Microsoft's influence on Finnish mobile phone giant Nokia continues to grow with the news that 16-year Microsoft veteran Chris Weber has been appointed president of Nokia USA.
The move comes shortly after Nokia chief executive Stephen Elop, himself formerly of Microsoft, told his staff in an internal memo - quickly leaked - that Nokia was 'standing on a burning platform' and needed to make major changes.
The changes Elop had in mind, it turns out, mostly centered around a landmark partnership with his former employer that saw Nokia all but ditching its home-grown Symbian and MeeGo platforms in favour of the Windows Phone series from Microsoft.
While that push towards his former employer has been met with scorn from Nokia shareholders, this latest news is likely to really put the cat among the pigeons - putting, as it does, a second loyal Microsoftie in a major position of power
"I am very excited to be part of the Nokia team at this time of change and incredible opportunity," Weber claimed in a prepared statement. "Nokia's new strategy will open up new possibilities, and we look forward to meeting and exceeding our customers' expectations in this market. We will work relentlessly on winning the trust of our customers and the hearts of consumers."
While it's heart-warming to see Weber worrying about the customers, his first job should perhaps be looking somewhat closer to home. Since Elop's memo was circulated and the news of a partnership with Microsoft announced, staff have been panicking and revolting, walking out in protest over the company's new direction.

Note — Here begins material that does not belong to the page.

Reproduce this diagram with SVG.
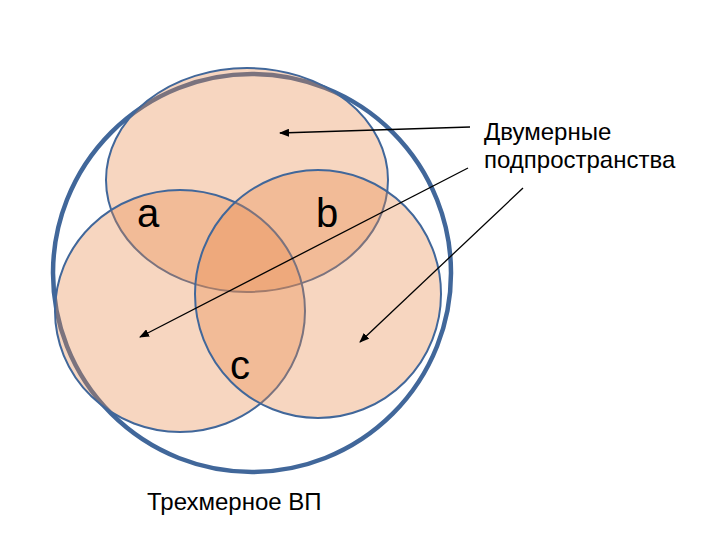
<svg xmlns="http://www.w3.org/2000/svg" width="720" height="540" viewBox="0 0 720 540">
<style>
.s{fill:#e8894a;fill-opacity:0.35;stroke:#41679a;stroke-width:2}
.t{font-family:"Liberation Sans",Arial,sans-serif;fill:#000}
.c{stroke:#000;stroke-width:1.3;fill:none;marker-end:url(#ah)}
</style>
<defs><marker id="ah" markerWidth="10" markerHeight="8" refX="9" refY="4" orient="auto" markerUnits="userSpaceOnUse"><path d="M0,0L10,4L0,8z" fill="#000"/></marker></defs>
<rect width="720" height="540" fill="#fff"/>
<g id="outer"><ellipse cx="252" cy="273" rx="199" ry="199" fill="none" stroke="#41679a" stroke-width="4.5"/></g>
<g id="top"><ellipse class="s" cx="247" cy="180" rx="141" ry="112"/></g>
<g id="left"><ellipse class="s" cx="180" cy="311" rx="125" ry="121"/></g>
<g id="right"><ellipse class="s" cx="318" cy="294" rx="123" ry="124"/></g>
<g id="labels">
<text class="t" x="137" y="227" font-size="40">a</text>
<text class="t" x="316" y="227" font-size="40">b</text>
<text class="t" x="230" y="379" font-size="40">c</text>
<text class="t" x="484" y="140" font-size="24">Двумерные</text>
<text class="t" x="484" y="168" font-size="24">подпространства</text>
<text class="t" x="147" y="510" font-size="24">Трехмерное ВП</text>
</g>
<g id="connectors">
<line class="c" x1="470" y1="127" x2="280" y2="133"/>
<line class="c" x1="468" y1="168" x2="140" y2="337"/>
<line class="c" x1="523" y1="188" x2="360" y2="342"/>
</g>
</svg>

As more news comes out of Nokia's headquarters, Microsoft's interest in the company is beginning to look more and more like a stealth takeover. We already know that the company is investing vast quantities of money into Nokia, and now appears to be replacing staff in key positions with Microsoft-friendly veterans.
It's not enough to prompt an investigation by the Monopolies Commission just yet, but it's something shareholders should be keeping a close eye on.